Rookbommen op koets gegooid in 1966
De koningin wilde eigenlijk geen cadeaus aannemen voor haar huldiging op 7 september 1898, maar nam het geschenk een dag later toch aan. Op 7 februari 1901, de dag waarop Wilhelmina en prins Hendrik trouwden, werd er voor het eerst in de Gouden Koets gereden. Vanaf 1903 reed de koets ook rond op Prinsjesdag (hoewel de derde dinsdag van september pas sinds 1930 zo heet).
Af en toe werd er een jaar niet met de koets gereden, bijvoorbeeld bij slecht weer, of de jaren na de Tweede Wereldoorlog, omdat koningin Juliana de pracht en praal van het rijtuig niet vond passen bij deze jaren van soberheid. Ook werd de Glazen Koets, die al in 1821 voor koning Willem I werd gemaakt, soms verkozen boven de Gouden Koets. Koningin Wilhelmina zou een grotere fan zijn van het glazen exemplaar. Vanaf 2016 werd er wegens de restauratie van de Gouden Koets rondgereden in het glazen rijtuig.

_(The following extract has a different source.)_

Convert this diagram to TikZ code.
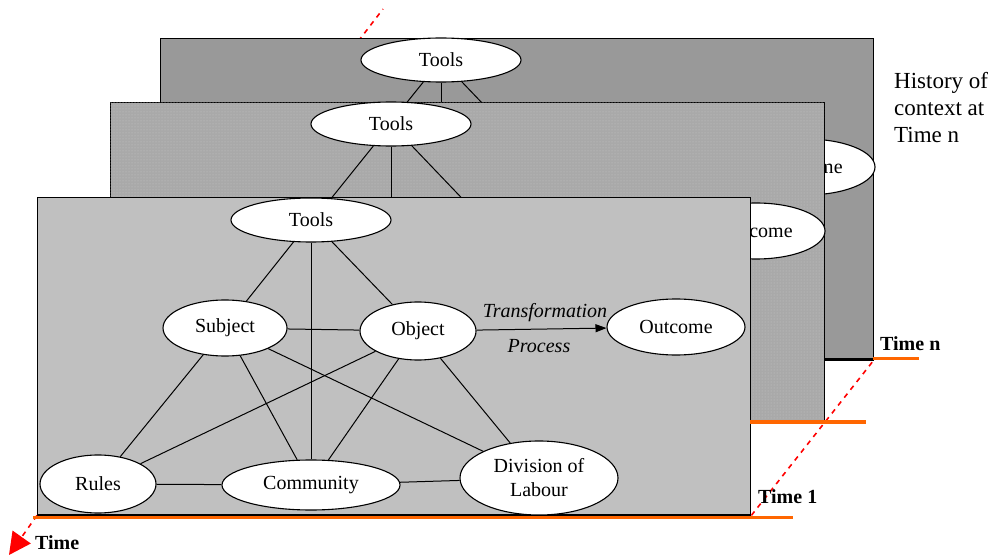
\documentclass[tikz,border=0pt]{standalone}
\usepackage{fontspec}
\setmainfont{Liberation Serif}
\usetikzlibrary{shapes.geometric,arrows.meta,backgrounds,patterns}
\definecolor{backgray}{HTML}{999999}
\definecolor{midgray}{HTML}{A9A9A9}
\definecolor{middots}{HTML}{C6C6C6}
\definecolor{frontgray}{HTML}{C0C0C0}
\definecolor{timeorange}{HTML}{FF6600}
\definecolor{timered}{HTML}{FF0000}
\tikzset{
  actnode/.style={ellipse, draw=black, line width=1.1pt, fill=white, inner sep=0pt,
    font=\fontsize{20}{24}\selectfont, align=center},
  toolsnode/.style={actnode, minimum width=160pt, minimum height=44pt},
  outcomenode/.style={actnode, minimum width=138pt, minimum height=56pt},
  actedge/.style={draw=black, line width=1pt},
  transarrow/.style={actedge, -{Triangle[length=11pt,width=8pt]}},
  translabel/.style={inner sep=0pt, font=\itshape\fontsize{20}{24}\selectfont},
  panelbox/.style={rectangle, draw=black, line width=1.4pt, anchor=north west, inner sep=0pt},
  timedash/.style={draw=timered, line width=1.6pt, dash pattern=on 5pt off 5pt},
  orangeline/.style={draw=timeorange, line width=3.5pt},
  timelabel/.style={inner sep=0pt, anchor=base west, font=\bfseries\fontsize{20}{24}\selectfont},
}
% the part of an earlier activity system that stays visible behind the next panel
\newcommand\actlayer[2]{%
  \begin{scope}[shift={#2}]
    \node[toolsnode] (#1tools) at (311,220) {Tools};
    \node[outcomenode] (#1outcome) at (676,327) {Outcome};
    \coordinate (#1subject) at (225,327);
    \coordinate (#1object) at (418,332);
    \coordinate (#1community) at (311,485);
    \draw[actedge] (#1tools) -- (#1subject);
    \draw[actedge] (#1tools) -- (#1object);
    \draw[actedge] (#1tools) -- (#1community);
  \end{scope}}
\begin{document}
\begin{tikzpicture}[x=1pt,y=-1pt]
\useasboundingbox (0,0) rectangle (999,556);
% back panel (Time n)
\node[panelbox, fill=backgray, minimum width=713pt, minimum height=320pt] (back) at (160,38) {};
\draw[line width=3.5pt] (back.south west) -- (back.south east);
\actlayer{b}{(130,-160)}
% middle panel
\node[panelbox, fill=midgray, minimum width=714pt, minimum height=319pt,
  postaction={pattern=dots, pattern color=middots}] (mid) at (110,102) {};
\actlayer{m}{(80,-96)}
% front panel (Time 1)
\node[panelbox, fill=frontgray, minimum width=713pt, minimum height=317pt] (front) at (37,197) {};
\draw[line width=2pt] (front.south west) -- (front.south east);
\node[toolsnode] (ftools) at (311,220) {Tools};
\node[actnode, minimum width=124pt, minimum height=56pt] (fsubject) at (225,328) {Subject};
\node[actnode, minimum width=116pt, minimum height=58pt] (fobject) at (418,331) {Object};
\node[outcomenode] (foutcome) at (676,327) {Outcome};
\node[actnode, minimum width=116pt, minimum height=58pt] (frules) at (98,484) {Rules};
\node[actnode, minimum width=178pt, minimum height=50pt] (fcommunity) at (311,485) {Community};
\node[actnode, minimum width=158pt, minimum height=74pt] (fdivision) at (539,478) {Division of\\Labour};
\node[translabel] (ftransf) at (545,313) {Transformation};
\node[translabel] (fprocess) at (539,346) {Process};
\draw[actedge] (ftools) -- (fsubject);
\draw[actedge] (ftools) -- (fobject);
\draw[actedge] (ftools) -- (fcommunity);
\draw[actedge] (fsubject) -- (fobject);
\draw[actedge] (fsubject) -- (frules);
\draw[actedge] (fsubject) -- (fcommunity);
\draw[actedge] (fsubject) -- (fdivision);
\draw[actedge] (fobject) -- (frules);
\draw[actedge] (fobject) -- (fcommunity);
\draw[actedge] (fobject) -- (fdivision);
\draw[actedge] (frules) -- (fcommunity);
\draw[actedge] (fcommunity) -- (fdivision);
\draw[transarrow] (fobject) -- (foutcome);
% time axes
\coordinate (topstart) at (340,65);
\coordinate (topend) at (383,9);
\coordinate (timetip) at (9,555);
\begin{scope}[on background layer]
  \draw[timedash] (front.south east) -- (back.south east);
  \draw[timedash] (topstart) -- (topend);
\end{scope}
\draw[timedash, -{Triangle[length=22pt,width=22pt]}] (front.south west) -- (timetip);
% orange base lines
\coordinate (o1a) at (33,517.5);
\coordinate (o1b) at (793,517.5);
\coordinate (o2a) at (750,422);
\coordinate (o2b) at (866,422);
\coordinate (o3a) at (873,358.5);
\coordinate (o3b) at (919,358.5);
\draw[orangeline] (o1a) -- (o1b);
\draw[orangeline] (o2a) -- (o2b);
\draw[orangeline] (o3a) -- (o3b);
% labels
\node[timelabel] (timen) at (880,350) {Time n};
\node[timelabel] (timeone) at (758,503) {Time 1};
\node[timelabel] (timeaxis) at (35,549) {Time};
\node[anchor=north west, align=left, inner sep=0pt, font=\fontsize{23}{27}\selectfont]
  (history) at (894,72) {History of\\context at\\Time n};
\end{tikzpicture}
\end{document}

Cultuurhistoricus Anne Petterson vertelt in de podcast De Dag dat de koets vaak het 'slachtoffer' werd als er een aanval werd gedaan op het koningshuis. Zo werden tijdens de tocht die Beatrix en Claus op hun huwelijk in 1966 maakten, rookbommen tegen de koets gegooid.

'Koets symbool van protest tegen monarchie'
In 2010 werd op Prinsjesdag een waxinelichthouder tegen de koets gegooid, door een man die vond dat toenmalig koningin Beatrix niet op de troon thuishoort. "De koets staat symbool voor het koningshuis in bredere zin", stelt Petterson.
In de tentoonstelling over de Gouden Koets, die te zien is in het Amsterdam Museum, wordt aandacht besteed aan de discussies over het koninklijke rijtuig. "In het verleden keerde het protest zich met name tegen de monarchie en was de koets daar het symbool van", laat een woordvoerder van het museum weten.
De vraag is dus of de koets ooit nog gaat rijden, maar hij is in elk geval wel klaar voor gebruik. Zo is het leer vervangen en zijn sommige onderdelen van de koets opnieuw verguld.